We’ve also hung some oil-rubbed bronze curtain rods from Home Depot, and bought these curtains in ivory in the 95″ length, which look nice since their dark grommets tie into the curtain rod. After using scrap fabric to test out bolder/brighter/more patterned options, we decided simple was best – especially given our new brightly patterned rug.
The rug, like its cousins in our living room and dining room, is from a local Turkish/Persian rug wholesaler called Amir Rugs. Since discovering we’re actually traditional rug people (surprise!) it has become our go-to rug spot. It takes some hunting to find bright options within their stacks upon stacks, but we knew it was a great way to give this space a playful vibe while still fitting in with the rest of the house. Sherry’s favorite part is the little bright blue row that looks like it has Xs and Os.

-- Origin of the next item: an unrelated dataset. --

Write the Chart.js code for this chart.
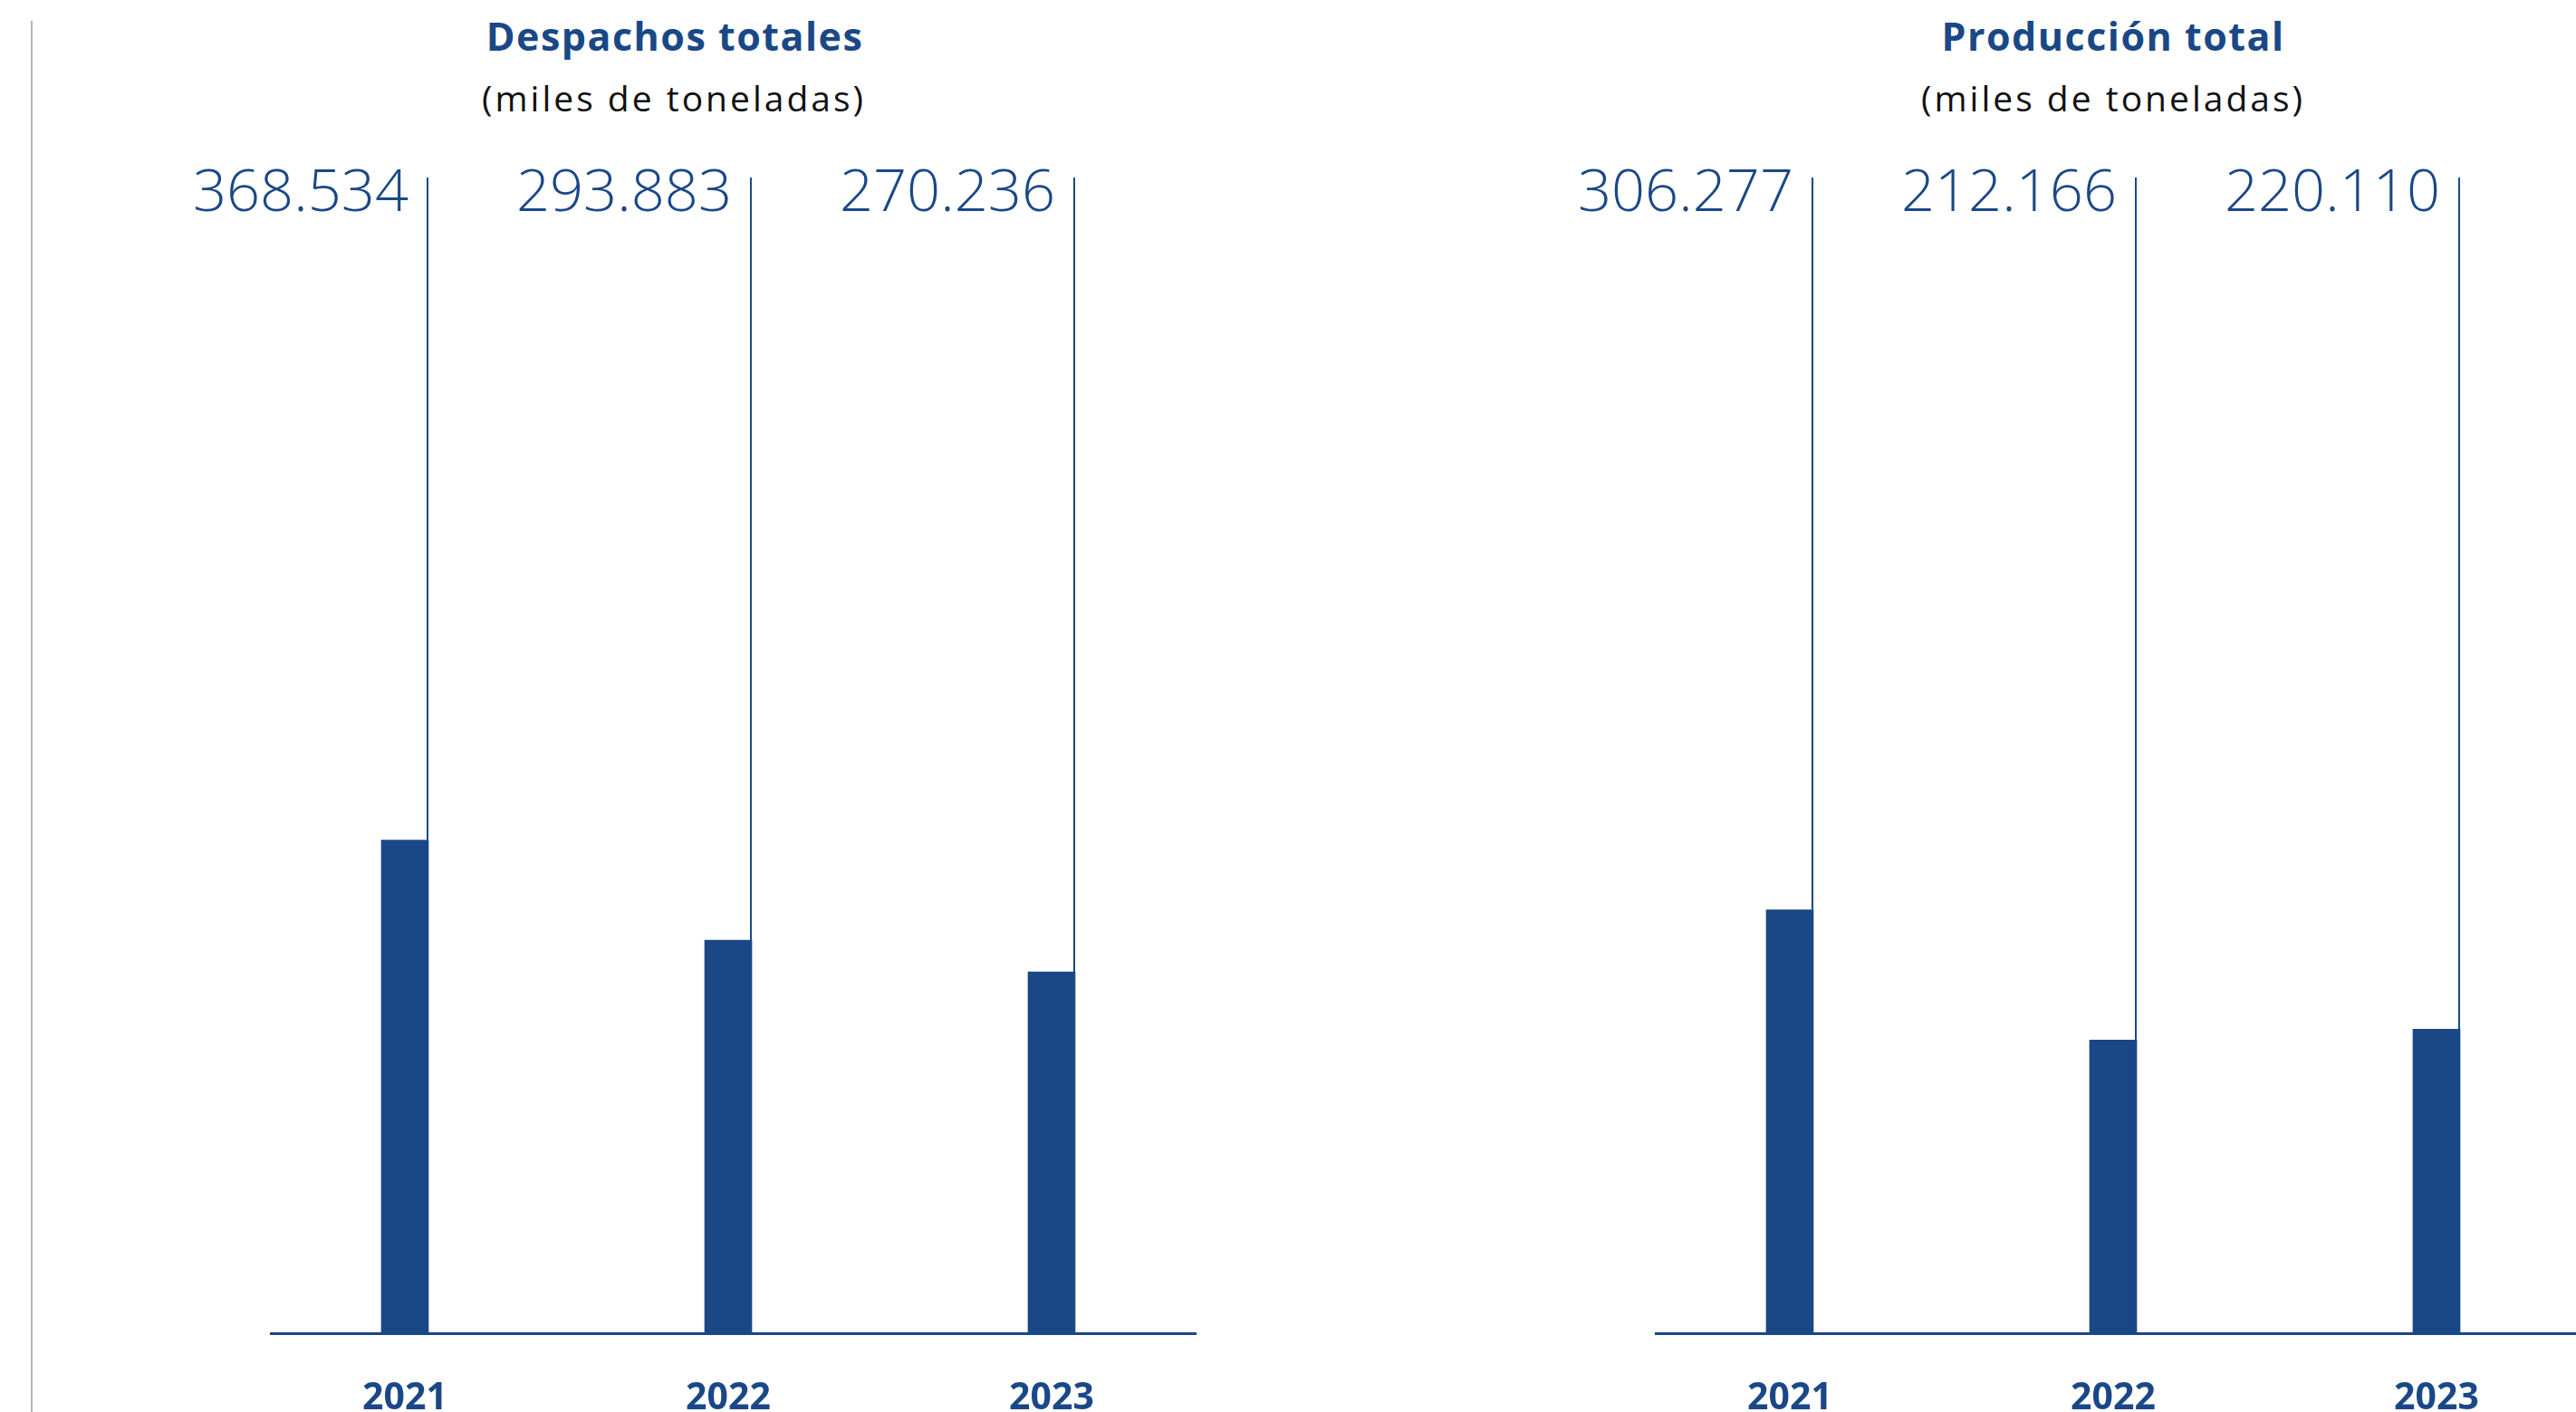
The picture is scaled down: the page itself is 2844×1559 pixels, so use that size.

Since we’re aiming for a room that we’ll all be able to enjoy as a family, the TV wall is a nice counterpart to the more colorful/playful wall of cabinetry and shelves that we added on the other side of the room (more on that here). We’re really loving the balance of fun + function that we’re slowly working into this bonus space of ours.
Speaking of the rest of the space, we’re making good progress.
We’ve figured out most of our “zones,” so now it’s just about finalizing what goes where, what gets hung on the wall, what stays, and what’s still just temporary. But we’re hoping the next thing we’ll have to share with you is the whole completed (or at least completed-ish) room.